Confidence remains low for Greece as negotiations with the country's creditors rumble on. The climate has undermined the positive effect low borrowing costs would normally have on equities. 

In the wake of weak performance in Asia, the pan-European FTSE Eurofirst 300 dropped 1 per cent to a fresh low since February, while in the US the S&P 500 will fall 4 points to 2,096 if US index futures forecasts are accurate. 

According to the Fed, economic activity has been growing steadily after a slow start to 2015. Although jobs increased in the US, household spending saw little fluctuation despite a lift in the housing sector. 

Down from its March estimate of 2.7 per cent, the central bank revised its forecast for US growth for US economic expansion this year to around 2 per cent. 

The sensitive two-year US bond yield has also fallen 3 base points to 0.63 per cent while the benchmark 10-year yield is down by 4 base points to 2.26 per cent.
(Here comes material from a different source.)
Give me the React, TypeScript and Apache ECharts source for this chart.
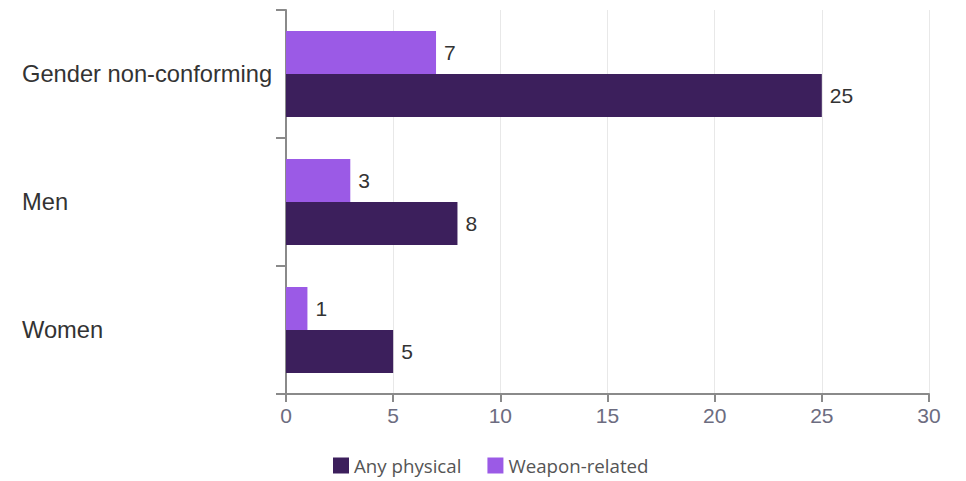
import React, { useEffect, useRef } from "react";
import * as echarts from "echarts";

const categories = ["Women", "Men", "Gender non-conforming"];
const anyPhysical = [5, 8, 25];
const weaponRelated = [1, 3, 7];
const xTicks = { min: 0, max: 30, interval: 5 };

export default function App() {
  const ref = useRef<HTMLDivElement>(null);
  useEffect(() => {
    if (!ref.current) return;
    const chart = echarts.init(ref.current, null, { renderer: "svg" });
    const labelStyle = {
      show: true,
      position: "right" as const,
      distance: 8,
      color: "#333",
      fontSize: 21,
      fontFamily: "Liberation Sans, Arial, sans-serif",
    };
    chart.setOption({
      animation: false,
      backgroundColor: "#fff",
      grid: { left: 286, right: 37, top: 10, bottom: 87, containLabel: false },
      legend: {
        bottom: 1,
        left: 328,
        itemWidth: 16,
        itemHeight: 16,
        itemGap: 26,
        icon: "rect",
        textStyle: { color: "#555", fontSize: 18.7, fontFamily: "Open Sans, sans-serif" },
        data: ["Any physical", "Weapon-related"],
      },
      xAxis: {
        type: "value",
        min: xTicks.min,
        max: xTicks.max,
        interval: xTicks.interval,
        axisLine: { show: true, lineStyle: { color: "#8a8a8a", width: 2 } },
        axisTick: { show: true, length: 8, lineStyle: { color: "#8a8a8a", width: 2 } },
        splitLine: { show: true, lineStyle: { color: "#e8e8e8", width: 1 } },
        axisLabel: {
          color: "#6c6c80",
          fontSize: 21,
          margin: 11,
          fontFamily: "Liberation Sans, Arial, sans-serif",
        },
      },
      yAxis: {
        type: "category",
        data: categories,
        axisLine: { show: true, lineStyle: { color: "#8a8a8a", width: 2 } },
        axisTick: { show: true, length: 10, lineStyle: { color: "#8a8a8a", width: 2 } },
        axisLabel: {
          color: "#333",
          fontSize: 23.7,
          margin: 264,
          align: "left",
          fontFamily: "Liberation Sans, Arial, sans-serif",
        },
        splitLine: { show: false },
      },
      series: [
        {
          name: "Weapon-related",
          type: "bar",
          data: weaponRelated,
          itemStyle: { color: "#9b5ae6" },
          barGap: "0%",
          barCategoryGap: "33%",
          label: labelStyle,
        },
        {
          name: "Any physical",
          type: "bar",
          data: anyPhysical,
          itemStyle: { color: "#3c1f5c" },
          barGap: "0%",
          barCategoryGap: "33%",
          label: labelStyle,
        },
      ],
    });
    return () => chart.dispose();
  }, []);
  return <div ref={ref} style={{ width: 966, height: 481, position: "absolute", left: 0, top: 0 }} />;
}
German bonds are tracking US peers but are undergoing 'haven' buying as investors demonstrate their lack of confidence over Greece's potential default and exit from the Eurozone. 

The cash-strapped nation's central bank issued a warning that the Greek government could enter an "uncontrollable crisis" if a settlement is not made soon. Athens' 10-year implied borrowing costs are up 6 more base points to 13.18 per cent and the stock market is down 3.1 per cent, hitting a new two-year low.